*** Provided records ***

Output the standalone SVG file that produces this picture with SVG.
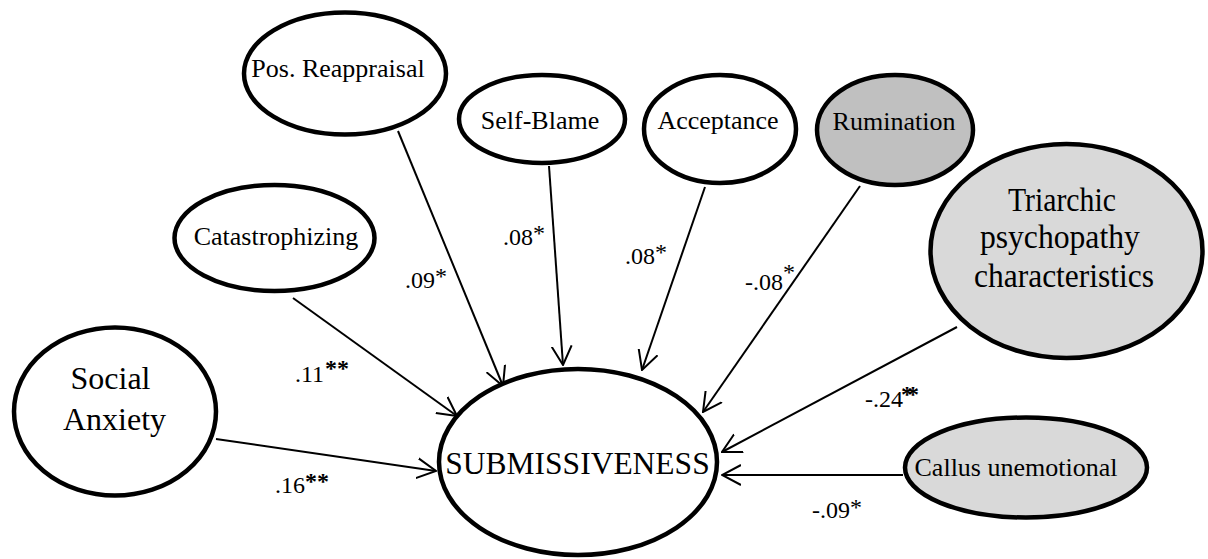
<svg xmlns="http://www.w3.org/2000/svg" width="1208" height="559" viewBox="0 0 1208 559">
  <defs>
    <style>
      .node { stroke: #000; stroke-width: 4.5; }
      .plain { fill: #fff; }
      .dark { fill: #c0c0c0; }
      .light { fill: #d9d9d9; }
      .lab { font-family: "Liberation Serif", "Times New Roman", serif; fill: #000; text-anchor: middle; }
      .coef { font-family: "Liberation Serif", "Times New Roman", serif; font-size: 24px; fill: #000; }
      .bold { font-weight: bold; }
      .edge { stroke: #000; stroke-width: 2; fill: none; marker-end: url(#vee); }
    </style>
    <!-- open V arrowhead -->
    <marker id="vee" viewBox="0 0 20 22" refX="19" refY="11" markerWidth="20" markerHeight="22" markerUnits="userSpaceOnUse" orient="auto">
      <path d="M0,1 L19,11 L0,21" fill="none" stroke="#000" stroke-width="2"/>
    </marker>
  </defs>

  <g id="connectors">
    <line class="edge" x1="216" y1="439" x2="436" y2="471"/>
    <line class="edge" x1="293" y1="298" x2="457" y2="416"/>
    <line class="edge" x1="398" y1="131" x2="503" y2="386"/>
    <line class="edge" x1="549" y1="166" x2="563" y2="365"/>
    <line class="edge" x1="705" y1="187" x2="642" y2="370"/>
    <line class="edge" x1="860" y1="186" x2="703" y2="412"/>
    <line class="edge" x1="957" y1="327" x2="722" y2="452"/>
    <line class="edge" x1="903" y1="475" x2="722" y2="475"/>
  </g>

  <g id="pos-reappraisal">
    <ellipse class="node plain" cx="345" cy="73.5" rx="101" ry="61"/>
    <text class="lab" x="338" y="77" font-size="26">Pos. Reappraisal</text>
  </g>

  <g id="self-blame">
    <ellipse class="node plain" cx="542" cy="119" rx="83" ry="44"/>
    <text class="lab" x="540" y="129" font-size="26">Self-Blame</text>
  </g>

  <g id="acceptance">
    <ellipse class="node plain" cx="720" cy="129" rx="76" ry="54"/>
    <text class="lab" x="718" y="129" font-size="26">Acceptance</text>
  </g>

  <g id="rumination">
    <ellipse class="node dark" cx="895" cy="130" rx="78" ry="55"/>
    <text class="lab" x="894" y="130" font-size="26">Rumination</text>
  </g>

  <g id="triarchic">
    <ellipse class="node light" cx="1066.5" cy="251" rx="136" ry="107"/>
    <text class="lab" font-size="33">
      <tspan x="1066" y="211" textLength="108" lengthAdjust="spacingAndGlyphs">Triarchic</tspan>
      <tspan x="1064" y="248" textLength="160" lengthAdjust="spacingAndGlyphs">psychopathy</tspan>
      <tspan x="1064" y="287" textLength="180" lengthAdjust="spacingAndGlyphs">characteristics</tspan>
    </text>
  </g>

  <g id="catastrophizing">
    <ellipse class="node plain" cx="274.5" cy="238" rx="100" ry="53"/>
    <text class="lab" x="276" y="245" font-size="26">Catastrophizing</text>
  </g>

  <g id="social-anxiety">
    <ellipse class="node plain" cx="115" cy="411.5" rx="101" ry="84"/>
    <text class="lab" font-size="32">
      <tspan x="114.5" y="389">Social</tspan>
      <tspan x="114.5" y="430">Anxiety</tspan>
    </text>
  </g>

  <g id="submissiveness">
    <ellipse class="node plain" cx="578" cy="462" rx="139" ry="93"/>
    <text class="lab" x="577.5" y="474" font-size="31.5">SUBMISSIVENESS</text>
  </g>

  <g id="callus-unemotional">
    <ellipse class="node light" cx="1026" cy="467.5" rx="121" ry="50"/>
    <text class="lab" x="1016" y="476" font-size="26">Callus unemotional</text>
  </g>

  <g id="coefficients">
    <text class="coef" x="275" y="493">.16<tspan class="bold" x="305" y="489">**</tspan></text>
    <text class="coef" x="295" y="382">.11<tspan class="bold" x="325" y="376">**</tspan></text>

    <text class="coef" x="405" y="288">.09<tspan dy="-4">*</tspan></text>
    <text class="coef" x="503" y="245">.08<tspan dy="-4">*</tspan></text>
    <text class="coef" x="625" y="264">.08<tspan dy="-4">*</tspan></text>
    <text class="coef" x="745" y="290">-.08<tspan dy="-10">*</tspan></text>

    <text class="coef" x="865" y="407">-.24<tspan class="bold" x="901" y="402" letter-spacing="-6">**</tspan></text>

    <text class="coef" x="812" y="518">-.09<tspan dy="-3">*</tspan></text>
  </g>
</svg>
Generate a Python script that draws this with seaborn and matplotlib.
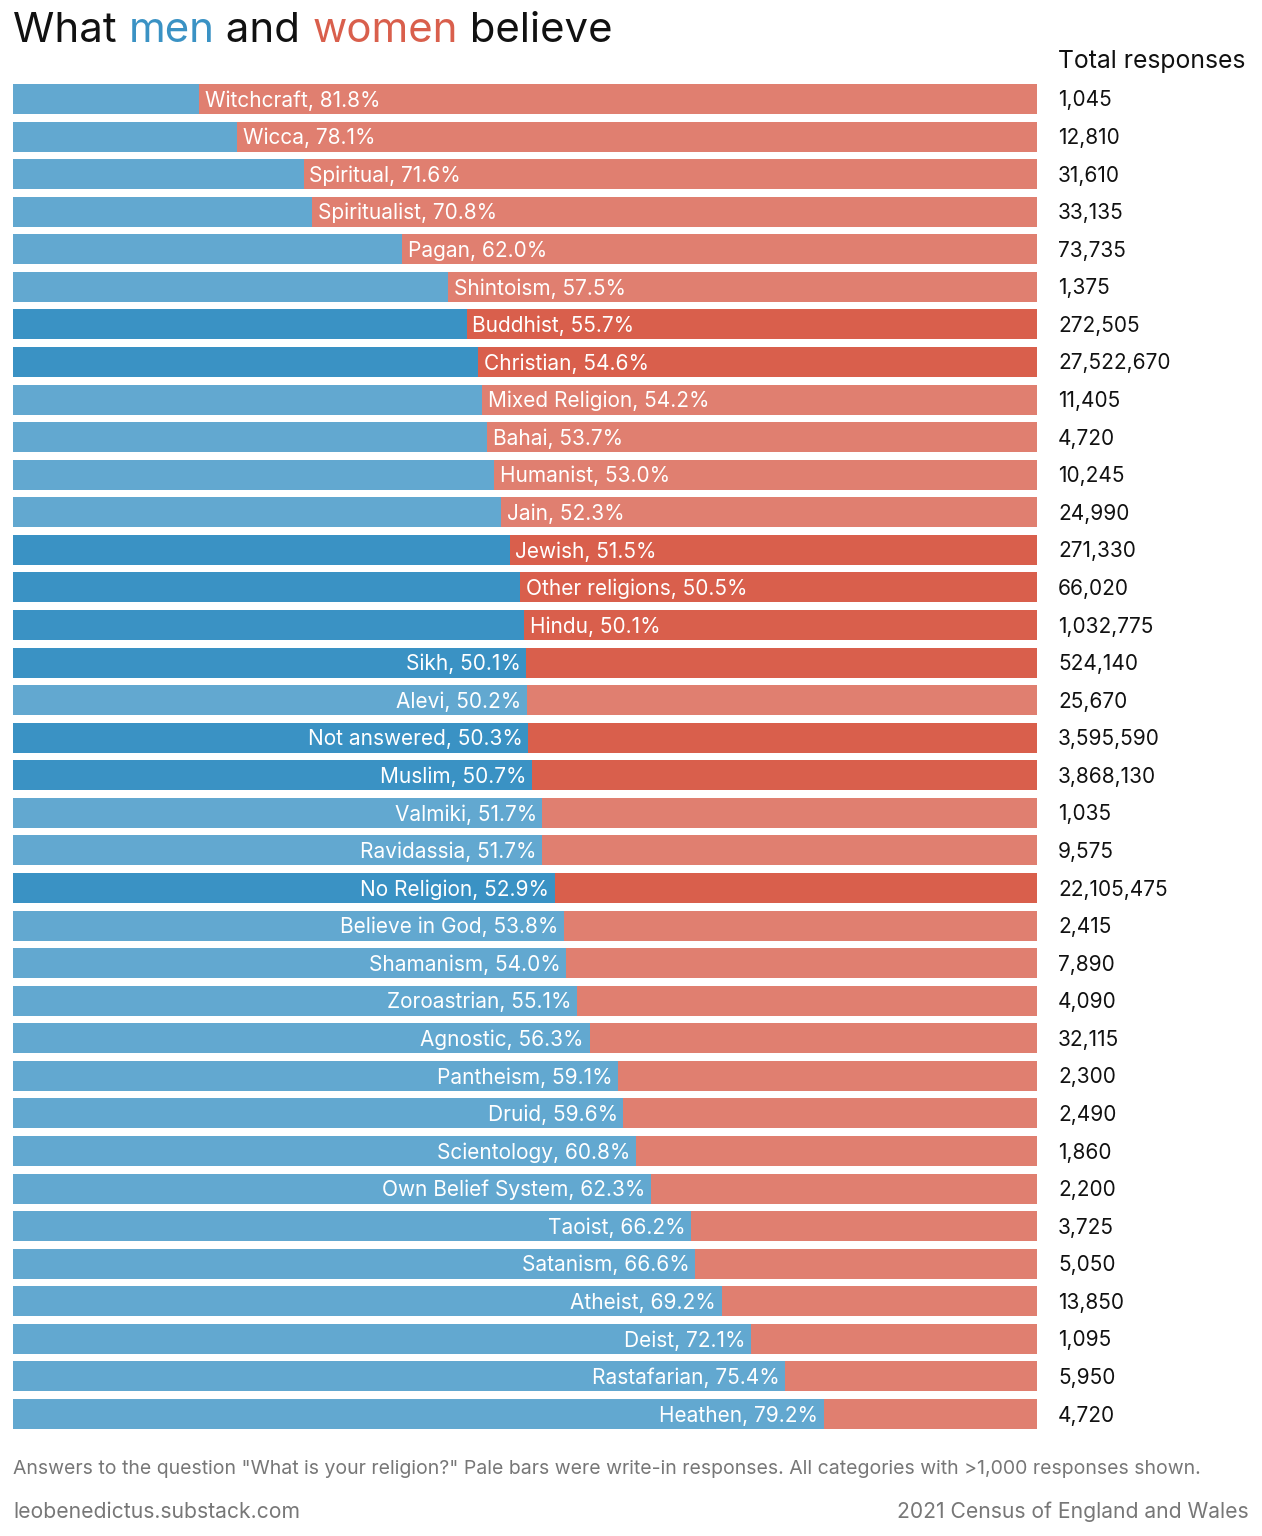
import matplotlib
matplotlib.use("Agg")
import matplotlib.pyplot as plt
import seaborn as sns
import pandas as pd

categories = ["Witchcraft", "Wicca", "Spiritual", "Spiritualist", "Pagan", "Shintoism",
              "Buddhist", "Christian", "Mixed Religion", "Bahai", "Humanist", "Jain",
              "Jewish", "Other religions", "Hindu", "Sikh", "Alevi", "Not answered",
              "Muslim", "Valmiki", "Ravidassia", "No Religion", "Believe in God",
              "Shamanism", "Zoroastrian", "Agnostic", "Pantheism", "Druid", "Scientology",
              "Own Belief System", "Taoist", "Satanism", "Atheist", "Deist", "Rastafarian",
              "Heathen"]
majority_pct = [81.8, 78.1, 71.6, 70.8, 62.0, 57.5, 55.7, 54.6, 54.2, 53.7, 53.0, 52.3,
                51.5, 50.5, 50.1, 50.1, 50.2, 50.3, 50.7, 51.7, 51.7, 52.9, 53.8, 54.0,
                55.1, 56.3, 59.1, 59.6, 60.8, 62.3, 66.2, 66.6, 69.2, 72.1, 75.4, 79.2]
majority_sex = ["F"] * 15 + ["M"] * 21
write_in = [True, True, True, True, True, True, False, False, True, True, True, True,
            False, False, False, False, True, False, False, True, True, False, True, True,
            True, True, True, True, True, True, True, True, True, True, True, True]
totals = ["1,045", "12,810", "31,610", "33,135", "73,735", "1,375", "272,505",
          "27,522,670", "11,405", "4,720", "10,245", "24,990", "271,330", "66,020",
          "1,032,775", "524,140", "25,670", "3,595,590", "3,868,130", "1,035", "9,575",
          "22,105,475", "2,415", "7,890", "4,090", "32,115", "2,300", "2,490", "1,860",
          "2,200", "3,725", "5,050", "13,850", "1,095", "5,950", "4,720"]

BLUE_PALE, BLUE_DARK = "#62a8d0", "#3a92c4"
RED_PALE, RED_DARK = "#e07f70", "#d95f4c"

male_share = [p if s == "M" else 100 - p for p, s in zip(majority_pct, majority_sex)]
df = pd.DataFrame({
    "category": categories,
    "male": male_share,
    "total": [100.0] * len(categories),
    "kind": ["pale" if w else "dark" for w in write_in],
})

FONT = ["Inter", "DejaVu Sans"]
plt.rcParams["font.family"] = FONT

W, H = 1262, 1536
fig = plt.figure(figsize=(W / 100, H / 100), dpi=100)
top_px, bot_px = 80.2, 1432.8
ax = fig.add_axes([13 / W, 1 - bot_px / H, 1024 / W, (bot_px - top_px) / H])

sns.barplot(data=df, x="total", y="category", hue="kind", palette={"pale": RED_PALE, "dark": RED_DARK},
            dodge=False, width=0.8, orient="h", legend=False, ax=ax, linewidth=0, saturation=1)
sns.barplot(data=df, x="male", y="category", hue="kind", palette={"pale": BLUE_PALE, "dark": BLUE_DARK},
            dodge=False, width=0.8, orient="h", legend=False, ax=ax, linewidth=0, saturation=1)

ax.set_xlim(0, 100)
ax.set_ylim(len(categories) - 0.5, -0.5)
ax.axis("off")

dy = 0.04
for i, (cat, p, s, m, t) in enumerate(zip(categories, majority_pct, majority_sex, male_share, totals)):
    label = f"{cat}, {p:.1f}%"
    if s == "F":
        ax.text(m + 0.55, i + dy, label, ha="left", va="center", color="white", fontsize=15)
    else:
        ax.text(m - 0.55, i + dy, label, ha="right", va="center", color="white", fontsize=15)
    ax.text(102.05, i + dy, t, ha="left", va="center", color="#111111", fontsize=15, clip_on=False)

ax.text(102.05, -1.0, "Total responses", ha="left", va="center", color="#111111", fontsize=17.8,
        clip_on=False)

# title with coloured words
fig.canvas.draw()
renderer = fig.canvas.get_renderer()
x = 13
parts = [("What ", "#111111"), ("men", BLUE_DARK), (" and ", "#111111"), ("women", RED_DARK), (" believe", "#111111")]
for txt, col in parts:
    tt = fig.text(x / W, 1 - 31 / H, txt, fontsize=30.2, ha="left", va="center", color=col)
    bb = tt.get_window_extent(renderer)
    x += bb.width

fig.text(13 / W, 1 - 1469 / H,
         'Answers to the question "What is your religion?" Pale bars were write-in responses. All categories with >1,000 responses shown.',
         fontsize=14, color="#777777", ha="left", va="center")
fig.text(13 / W, 1 - 1512 / H, "leobenedictus.substack.com", fontsize=15.2, color="#777777",
         ha="left", va="center")
fig.text(1249 / W, 1 - 1512 / H, "2021 Census of England and Wales", fontsize=15.2, color="#777777",
         ha="right", va="center")

fig.savefig("out.png", dpi=100, facecolor="white")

***

◆ Written problem:
Write out the lines running from the one that contains "Generate a Python" through the one that contains "import pandas as pd", ends included, and nothing else. Pictures stay out of the copy.

◆ Written solution:
Generate a Python script that draws this with seaborn and matplotlib.
import matplotlib
matplotlib.use("Agg")
import matplotlib.pyplot as plt
import seaborn as sns
import pandas as pd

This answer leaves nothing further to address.